We kennen hem, hij is geen vreemde meer voor ons, en omdat we weten wie hij is kunnen we niet anders dan hem vertrouwen.
Afsluiting En daar zou ik dan ook mee willen afsluiten. We richten ons in het geloof op iets buiten onszelf. In het geloof gaat het niet om het geloven maar om de God waar we in geloven. Het geloof wordt aan het begin van de geloofsbelijdenis wel genoemd.
Maar in het vervolg van de geloofsbelijdenis gaat het niet over ons maar over God. Er zijn mensen die dat onpersoonlijk vinden. Ze vinden de geloofsbelijdenis te abstract omdat het meer over God gaat dan over dat wat mensen beleven.
De opkomst van het persoonlijk geloofsgetuigenis zou daar wel eens mee te maken kunnen hebben. Daar zijn we vaak meer van onder de indruk dan van de bekende woorden van de geloofsbelijdenis.
Maar het gevaar van dat persoonlijke is dit dat het meer gaat over het geloof van de gelovige, dan dat het gaat over het degene op wie de gelovige vertrouwt. Dat is trouwens niet alleen iets van de laatste tijd.
In de gereformeerde traditie is daar altijd een hang naar geweest. De persoonlijke toeeigening van het heil was zo belangrijk. Mensen gingen naar binnen kijken in plaats van naar buiten. Altijd maar weer de vraag of ik wel echt geloof.
Je zou dat kunnen omschrijven als navelstaren. Tegenover dat in zichzelf gekeerde staan hier de twaalf artikelen. Ze verzanden niet in de vraag naar geloof maar vatten kort en bondig samen wie God voor ons is.
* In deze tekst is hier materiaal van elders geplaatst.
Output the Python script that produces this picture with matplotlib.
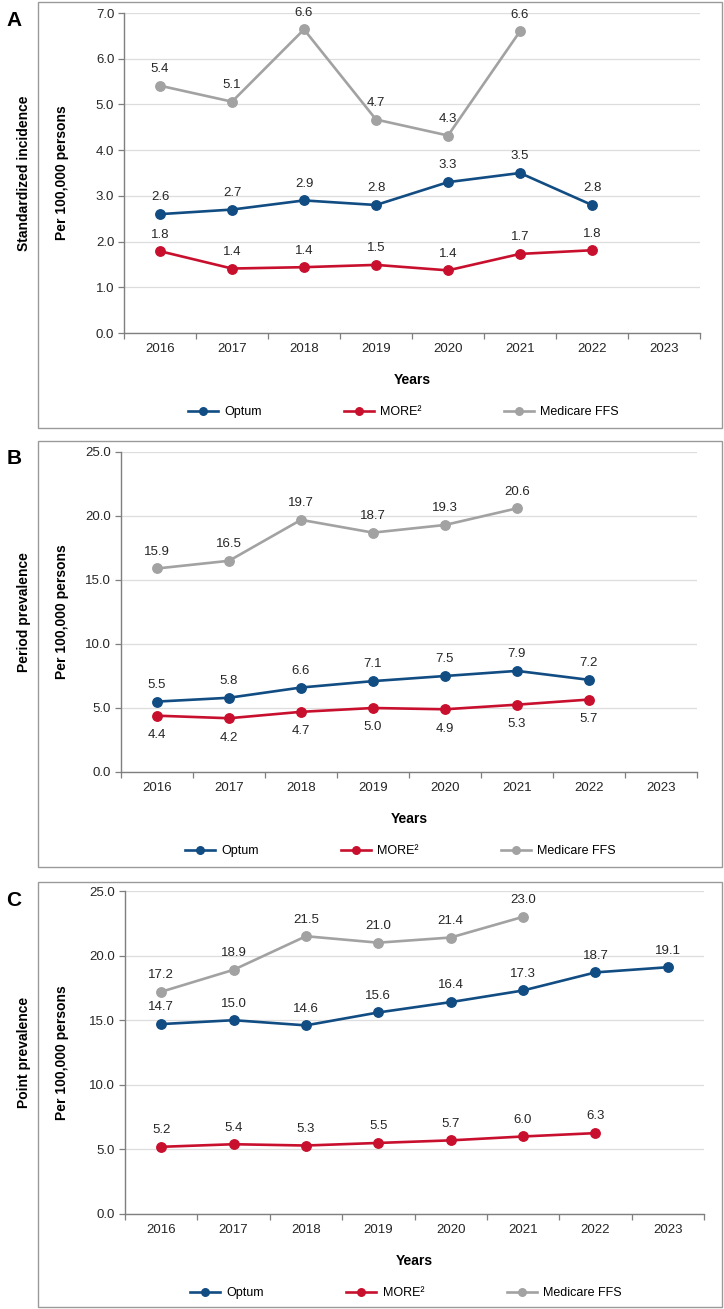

Want belangrijker dan mijn geloof is degene in wie ik geloof. Belangrijk dan mijn liefde is degene van wie ik houd. Belangrijker dan mijn vertrouwen is degene die het vertrouwen in mij wakker roept.
Uiteindelijk ligt het accent in de geloofsbelijdenis niet op het gelovige ik. Het accent ligt op wie God is. We doen geen belijdenis van het feit dat we geloven maar van het feit dat er een God is die we hebben leren kennen als Vader, Zoon en Geest.